The second cell is called the SCRATCH. This has a specific purpose in the evaluator--to hold the currently evaluating value. So that's a good place for the Intrinsic native to look for its own function--so it can pick out any instance data (e.g. a typechecker which has only one C function to implement checking for all types can look at that ACTION! instance to get the per-typechecker information of what type is intended to check).

Because all Levels have SPARE and SCRATCH, this means any of them can call an Intrinsic and pass their own Level* to the native dispatcher function.

So I realized that not being able to fail was a bad constraint.

In particular, because intrinsics need to implement their own typechecking on their single argument. Having to call into the generalized typechecking system as a sub-step in calling a fundamental typechecker is not good... especially when that call can't be made intrinsically (because you're in the middle of an intrinsic call that's already using the SPARE and SCRATCH!)

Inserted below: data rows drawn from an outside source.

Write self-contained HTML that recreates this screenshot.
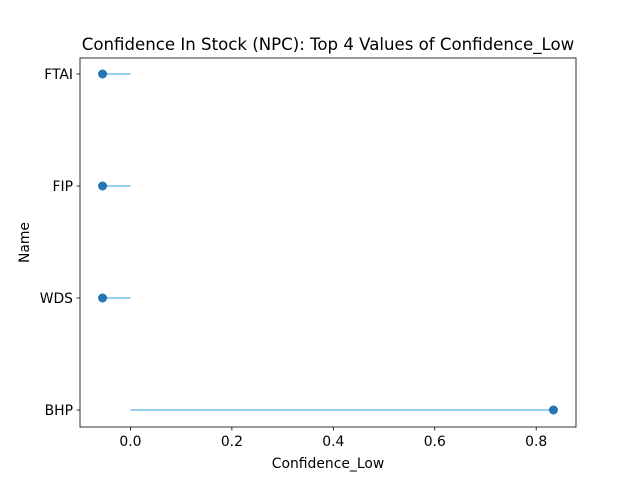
<!DOCTYPE html>
<html><head><meta charset="utf-8"><style>
body{margin:0;background:#fff;font-family:"Liberation Sans","DejaVu Sans",sans-serif;}
svg text{font-family:"DejaVu Sans","Liberation Sans",sans-serif;}
</style></head><body>
<svg id="chart" width="640" height="480" xmlns="http://www.w3.org/2000/svg"></svg>
<script>
const categories = ["FTAI","FIP","WDS","BHP"];
const values = [-0.055,-0.055,-0.055,0.834];
const xTicks = [0.0,0.2,0.4,0.6,0.8];
const xTickLabels = ["0.0","0.2","0.4","0.6","0.8"];

const svg = document.getElementById('chart');
const NS = "http://www.w3.org/2000/svg";
const L=80,R=576,T=58,B=427;
const FS=13.9;
const vmin=Math.min(0,...values), vmax=Math.max(0,...values);
const pad=(vmax-vmin)*0.05;
const x0=vmin-pad, x1=vmax+pad;
const xs=v=>L+(v-x0)/(x1-x0)*(R-L);
const n=categories.length;
const yTop=74, yBot=410;
const ys=i=>yTop+i*(yBot-yTop)/(n-1);
function mk(tag,attrs,parent){const e=document.createElementNS(NS,tag);for(const k in attrs)e.setAttribute(k,attrs[k]);(parent||svg).appendChild(e);return e;}

const title=mk('text',{x:(L+R)/2,y:50,'text-anchor':'middle','font-size':16.6,fill:'#000'});
title.textContent="Confidence In Stock (NPC): Top 4 Values of Confidence_Low";



categories.forEach((c,i)=>{
  const y=ys(i);
  const ln=mk('line',{x1:xs(0),x2:xs(values[i]),y1:y,y2:y,stroke:'#74c0e8','stroke-width':1.5});
  
  
  const pt=mk('circle',{cx:xs(values[i]),cy:y,r:4.5,fill:'#1f77b4'});
  
  
  const tk=mk('line',{x1:L-3.5,x2:L,y1:y,y2:y,stroke:'#000','stroke-width':0.8});
  
  
  const lb=mk('text',{x:L-7,y:y+5,'text-anchor':'end','font-size':FS,fill:'#000'});
  lb.textContent=c;
  
  
});

xTicks.forEach((v,i)=>{
  const x=xs(v);
  const tk=mk('line',{x1:x,x2:x,y1:B,y2:B+3.5,stroke:'#000','stroke-width':0.8});
  
  
  const lb=mk('text',{x:x,y:B+19,'text-anchor':'middle','font-size':FS,fill:'#000'});
  lb.textContent=xTickLabels[i];
  
  
});

const frame=mk('rect',{x:L,y:T,width:R-L,height:B-T,fill:'none',stroke:'#000','stroke-width':0.8});



const xl=mk('text',{x:(L+R)/2,y:468,'text-anchor':'middle','font-size':FS,fill:'#000'});
xl.textContent="Confidence_Low";


const yl=mk('text',{x:29,y:(T+B)/2,'text-anchor':'middle','font-size':FS,fill:'#000',transform:`rotate(-90 29 ${(T+B)/2})`});
yl.textContent="Name";


</script>
</body></html>
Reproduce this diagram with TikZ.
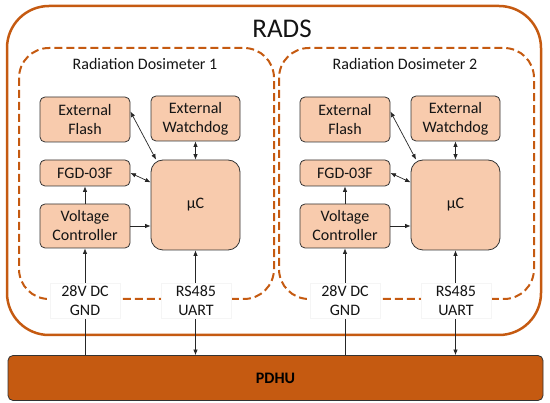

So failing is allowed, simply by making the functions that need to be aware for stack purposes know about LEVEL_FLAG_DISPATCHING_INTRINSIC. There aren't very many such functions... just putting a stack trace on failures, really. (Needs to be able to peek in the SCRATCH cell for the action and label to report, vs. the usual place... and not skip the contribution of the parent Level that is being reused).

Anyway--it's snappier. While I generally push back against doing optimizations, intrinsics are pretty much required for the type-constraints-as-functions to be tolerable at all.